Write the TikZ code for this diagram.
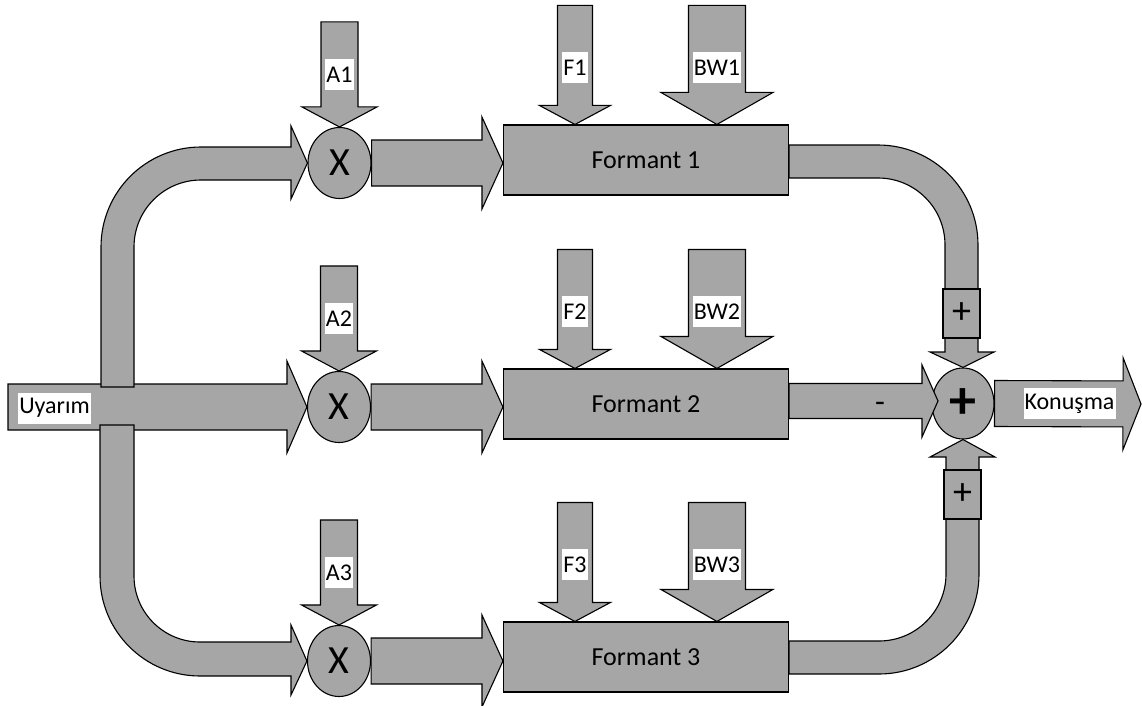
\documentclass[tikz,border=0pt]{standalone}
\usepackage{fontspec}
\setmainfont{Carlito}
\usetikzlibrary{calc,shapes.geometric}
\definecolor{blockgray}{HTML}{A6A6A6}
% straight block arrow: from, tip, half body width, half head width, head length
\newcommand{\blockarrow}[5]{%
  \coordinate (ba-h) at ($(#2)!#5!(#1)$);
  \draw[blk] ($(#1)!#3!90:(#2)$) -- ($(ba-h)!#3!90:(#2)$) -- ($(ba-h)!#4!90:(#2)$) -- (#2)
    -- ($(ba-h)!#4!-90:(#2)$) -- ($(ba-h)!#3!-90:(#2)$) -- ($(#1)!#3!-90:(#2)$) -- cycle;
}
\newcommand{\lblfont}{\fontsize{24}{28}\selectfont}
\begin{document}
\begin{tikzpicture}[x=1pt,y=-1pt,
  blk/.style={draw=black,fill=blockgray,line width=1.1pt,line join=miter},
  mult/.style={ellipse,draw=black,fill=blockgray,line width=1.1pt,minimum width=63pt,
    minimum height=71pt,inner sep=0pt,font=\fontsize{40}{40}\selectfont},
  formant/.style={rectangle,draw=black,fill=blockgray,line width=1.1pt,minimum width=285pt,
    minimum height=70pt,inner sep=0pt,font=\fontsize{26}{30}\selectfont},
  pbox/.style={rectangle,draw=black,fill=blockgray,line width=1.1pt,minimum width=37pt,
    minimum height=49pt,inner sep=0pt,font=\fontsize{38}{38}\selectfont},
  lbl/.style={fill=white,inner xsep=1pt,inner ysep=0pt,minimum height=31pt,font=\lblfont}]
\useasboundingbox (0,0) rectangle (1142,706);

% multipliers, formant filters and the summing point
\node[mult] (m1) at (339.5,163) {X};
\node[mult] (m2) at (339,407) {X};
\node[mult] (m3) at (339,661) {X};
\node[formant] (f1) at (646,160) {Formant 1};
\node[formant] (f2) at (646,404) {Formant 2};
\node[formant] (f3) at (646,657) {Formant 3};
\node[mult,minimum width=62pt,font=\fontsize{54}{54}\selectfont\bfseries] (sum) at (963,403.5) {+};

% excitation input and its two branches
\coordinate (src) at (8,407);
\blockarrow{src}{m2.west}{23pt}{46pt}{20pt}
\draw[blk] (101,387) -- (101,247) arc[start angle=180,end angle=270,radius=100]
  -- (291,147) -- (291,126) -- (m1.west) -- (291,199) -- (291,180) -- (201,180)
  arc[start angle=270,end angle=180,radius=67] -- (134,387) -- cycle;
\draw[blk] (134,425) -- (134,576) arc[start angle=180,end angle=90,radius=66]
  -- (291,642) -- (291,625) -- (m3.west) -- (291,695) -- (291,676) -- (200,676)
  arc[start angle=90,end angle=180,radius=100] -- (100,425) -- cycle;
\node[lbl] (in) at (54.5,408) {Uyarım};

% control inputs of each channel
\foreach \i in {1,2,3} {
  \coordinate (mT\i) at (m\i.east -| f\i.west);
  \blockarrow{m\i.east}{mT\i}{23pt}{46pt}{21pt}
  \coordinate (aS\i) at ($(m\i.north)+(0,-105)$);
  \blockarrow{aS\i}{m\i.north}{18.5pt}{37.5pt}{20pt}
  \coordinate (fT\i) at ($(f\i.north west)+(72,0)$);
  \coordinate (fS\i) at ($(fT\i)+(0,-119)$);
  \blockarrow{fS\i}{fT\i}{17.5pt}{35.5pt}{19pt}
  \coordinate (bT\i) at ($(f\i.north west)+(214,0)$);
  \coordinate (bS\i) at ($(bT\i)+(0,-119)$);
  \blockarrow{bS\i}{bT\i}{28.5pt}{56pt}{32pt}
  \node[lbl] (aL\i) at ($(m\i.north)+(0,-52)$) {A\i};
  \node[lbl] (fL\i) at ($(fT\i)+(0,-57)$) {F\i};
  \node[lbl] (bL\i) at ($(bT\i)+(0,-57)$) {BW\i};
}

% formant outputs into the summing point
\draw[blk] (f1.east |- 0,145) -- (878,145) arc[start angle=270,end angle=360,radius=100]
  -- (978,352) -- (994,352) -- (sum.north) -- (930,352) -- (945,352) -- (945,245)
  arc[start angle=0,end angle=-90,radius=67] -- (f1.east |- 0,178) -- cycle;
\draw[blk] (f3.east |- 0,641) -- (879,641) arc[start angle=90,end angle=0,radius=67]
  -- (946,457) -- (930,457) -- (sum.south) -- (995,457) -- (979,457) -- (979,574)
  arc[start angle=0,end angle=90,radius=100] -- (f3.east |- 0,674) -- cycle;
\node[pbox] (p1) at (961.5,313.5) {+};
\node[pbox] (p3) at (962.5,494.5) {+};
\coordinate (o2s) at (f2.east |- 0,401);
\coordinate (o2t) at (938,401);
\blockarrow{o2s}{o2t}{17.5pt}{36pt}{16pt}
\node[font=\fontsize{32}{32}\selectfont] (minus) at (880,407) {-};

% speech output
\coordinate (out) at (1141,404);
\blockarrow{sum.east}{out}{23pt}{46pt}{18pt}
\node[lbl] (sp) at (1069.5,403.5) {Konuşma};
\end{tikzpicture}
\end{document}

::::

**TASK DESCRIPTION:**
Copy exactly the lines running from the beginning of the listing through the line that has "(0,0) rectangle (1142,706);". Drop the pictures.

**RESULT OF THIS EXERCISE:**
Write the TikZ code for this diagram.
\documentclass[tikz,border=0pt]{standalone}
\usepackage{fontspec}
\setmainfont{Carlito}
\usetikzlibrary{calc,shapes.geometric}
\definecolor{blockgray}{HTML}{A6A6A6}
% straight block arrow: from, tip, half body width, half head width, head length
\newcommand{\blockarrow}[5]{%
  \coordinate (ba-h) at ($(#2)!#5!(#1)$);
  \draw[blk] ($(#1)!#3!90:(#2)$) -- ($(ba-h)!#3!90:(#2)$) -- ($(ba-h)!#4!90:(#2)$) -- (#2)
    -- ($(ba-h)!#4!-90:(#2)$) -- ($(ba-h)!#3!-90:(#2)$) -- ($(#1)!#3!-90:(#2)$) -- cycle;
}
\newcommand{\lblfont}{\fontsize{24}{28}\selectfont}
\begin{document}
\begin{tikzpicture}[x=1pt,y=-1pt,
  blk/.style={draw=black,fill=blockgray,line width=1.1pt,line join=miter},
  mult/.style={ellipse,draw=black,fill=blockgray,line width=1.1pt,minimum width=63pt,
    minimum height=71pt,inner sep=0pt,font=\fontsize{40}{40}\selectfont},
  formant/.style={rectangle,draw=black,fill=blockgray,line width=1.1pt,minimum width=285pt,
    minimum height=70pt,inner sep=0pt,font=\fontsize{26}{30}\selectfont},
  pbox/.style={rectangle,draw=black,fill=blockgray,line width=1.1pt,minimum width=37pt,
    minimum height=49pt,inner sep=0pt,font=\fontsize{38}{38}\selectfont},
  lbl/.style={fill=white,inner xsep=1pt,inner ysep=0pt,minimum height=31pt,font=\lblfont}]
\useasboundingbox (0,0) rectangle (1142,706);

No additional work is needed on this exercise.